Sono 54 i Paesi che presentano una vulnerabilità ’’acuta’’ tra cui Paesi tristemente noti per altre emergenze: Afganistan, innanzitutto, poi Angola, Etiopia, Honduras, Kenia, l’astro nascente India, Marocco, Nicaragua, Somalia, Pakistan, Corea del Nord, Nigeria e Vietnam, e isole come Maldive, Micronesia, Papua Nuova Guinea e Isole Salomon. . L’Italia è tra i 19 Paesi con livelli bassi di vulnerabilità insieme a Belgio, Danimarca, Austria, Finlandia, Francia, Germania, Grecia, Olanda, Portogallo e Regno Unito, ma il paradosso è davvero evidente se pensiamo che tra i 50 Stati con vulnerabilità “alta” troviamo l’altro astro dell’economia globalizzata, cioè la Cina, insieme a Cuba, ma anche ad alcuni Paesi come Usa e Russia che sono proprio i più fieri oppositori ad un trattato vincolante sulle emissioni. 

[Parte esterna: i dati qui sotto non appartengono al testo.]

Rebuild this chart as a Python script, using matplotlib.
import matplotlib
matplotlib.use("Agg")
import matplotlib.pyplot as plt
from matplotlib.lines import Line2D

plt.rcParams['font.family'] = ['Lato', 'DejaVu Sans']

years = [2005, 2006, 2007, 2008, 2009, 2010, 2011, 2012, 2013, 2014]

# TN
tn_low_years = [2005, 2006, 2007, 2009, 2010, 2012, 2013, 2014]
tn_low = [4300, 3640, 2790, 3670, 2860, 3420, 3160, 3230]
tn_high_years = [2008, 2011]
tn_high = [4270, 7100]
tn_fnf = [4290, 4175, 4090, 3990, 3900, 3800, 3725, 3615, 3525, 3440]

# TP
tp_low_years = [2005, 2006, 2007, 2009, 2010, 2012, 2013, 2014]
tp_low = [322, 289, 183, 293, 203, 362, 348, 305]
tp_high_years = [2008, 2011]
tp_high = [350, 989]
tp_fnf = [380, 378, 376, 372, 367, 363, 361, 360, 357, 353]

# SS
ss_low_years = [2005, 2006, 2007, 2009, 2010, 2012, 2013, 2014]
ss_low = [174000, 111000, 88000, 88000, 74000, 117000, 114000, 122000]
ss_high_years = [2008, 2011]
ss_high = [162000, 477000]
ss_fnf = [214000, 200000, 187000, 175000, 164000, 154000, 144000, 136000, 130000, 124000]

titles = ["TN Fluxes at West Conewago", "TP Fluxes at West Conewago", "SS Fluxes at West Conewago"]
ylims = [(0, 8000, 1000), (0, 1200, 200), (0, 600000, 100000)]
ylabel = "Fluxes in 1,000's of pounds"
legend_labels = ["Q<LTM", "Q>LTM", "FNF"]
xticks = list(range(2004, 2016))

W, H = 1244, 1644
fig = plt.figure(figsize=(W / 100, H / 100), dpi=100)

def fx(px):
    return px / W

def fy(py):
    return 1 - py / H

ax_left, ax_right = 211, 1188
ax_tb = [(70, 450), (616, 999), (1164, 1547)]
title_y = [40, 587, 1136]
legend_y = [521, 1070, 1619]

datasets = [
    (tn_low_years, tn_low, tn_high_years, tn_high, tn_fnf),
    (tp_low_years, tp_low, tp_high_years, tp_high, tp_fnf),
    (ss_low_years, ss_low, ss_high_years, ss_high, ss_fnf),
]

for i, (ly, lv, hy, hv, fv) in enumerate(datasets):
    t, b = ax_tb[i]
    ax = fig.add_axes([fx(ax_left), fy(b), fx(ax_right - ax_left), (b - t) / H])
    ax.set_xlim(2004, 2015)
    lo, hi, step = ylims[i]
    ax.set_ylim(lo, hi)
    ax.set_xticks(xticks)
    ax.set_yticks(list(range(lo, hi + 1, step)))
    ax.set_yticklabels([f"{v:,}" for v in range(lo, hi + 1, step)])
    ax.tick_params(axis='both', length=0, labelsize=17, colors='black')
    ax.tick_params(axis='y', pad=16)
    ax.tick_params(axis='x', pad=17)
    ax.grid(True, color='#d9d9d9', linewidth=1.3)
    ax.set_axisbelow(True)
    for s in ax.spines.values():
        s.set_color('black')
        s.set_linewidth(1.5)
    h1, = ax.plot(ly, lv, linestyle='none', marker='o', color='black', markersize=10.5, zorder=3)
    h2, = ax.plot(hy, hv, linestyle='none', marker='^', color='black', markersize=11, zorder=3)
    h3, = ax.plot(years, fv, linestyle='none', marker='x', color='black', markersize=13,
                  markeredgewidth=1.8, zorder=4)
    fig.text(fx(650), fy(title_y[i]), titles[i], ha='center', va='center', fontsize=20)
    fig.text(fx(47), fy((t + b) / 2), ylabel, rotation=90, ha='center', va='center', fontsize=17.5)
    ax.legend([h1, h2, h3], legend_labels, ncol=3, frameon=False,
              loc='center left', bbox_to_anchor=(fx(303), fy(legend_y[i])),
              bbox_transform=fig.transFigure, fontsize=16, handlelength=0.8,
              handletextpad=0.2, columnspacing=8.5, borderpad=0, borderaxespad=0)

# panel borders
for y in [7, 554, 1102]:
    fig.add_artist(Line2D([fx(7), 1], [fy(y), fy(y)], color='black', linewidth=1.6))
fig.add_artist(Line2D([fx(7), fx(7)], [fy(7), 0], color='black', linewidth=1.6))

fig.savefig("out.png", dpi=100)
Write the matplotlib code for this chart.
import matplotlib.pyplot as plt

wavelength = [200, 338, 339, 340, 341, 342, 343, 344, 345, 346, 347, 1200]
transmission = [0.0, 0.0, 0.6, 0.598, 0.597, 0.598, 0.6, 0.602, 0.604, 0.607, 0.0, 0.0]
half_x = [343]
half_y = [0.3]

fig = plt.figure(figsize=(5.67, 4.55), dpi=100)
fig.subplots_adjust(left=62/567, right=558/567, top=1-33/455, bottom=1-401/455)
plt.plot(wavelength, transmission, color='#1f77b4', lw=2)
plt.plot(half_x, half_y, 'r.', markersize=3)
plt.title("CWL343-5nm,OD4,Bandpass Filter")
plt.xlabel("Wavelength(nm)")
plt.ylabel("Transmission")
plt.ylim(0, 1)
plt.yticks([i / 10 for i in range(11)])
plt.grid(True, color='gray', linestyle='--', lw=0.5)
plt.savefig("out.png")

Una cosa è certa: l’Accordo di Cochabamba, nato dalla conferenza dei popoli che insieme hanno indicato le misure più efficaci per contrastare il disastro cui stiamo andando incontro – dall’agricoltura contadina al rispetto dei popoli nativi, dalla valorizzazione dei loro saperi nella gestione delle risorse naturali alla coesistenza con le foreste e la conservazione della biodiversità, oltre a nuova linfa più ambiziosa nelle vene del Protocollo di Kyoto -, è definitivamente sparito dal piatto forte del negoziato di Cancun. Travolto da una foresta di parentesi, perifrasi e tecnicismi amici delle multinazionali, non delle persone. Presidiare i negoziati, anche questa notte, è il tentativo estremo dei movimenti di farlo vivere ancora. E di continuare a pensare alle Nazioni Unite come a casa nostra. Occupata da altri, ma non per questo da dare per persa, senza lottare fino all’ultimo emendamento.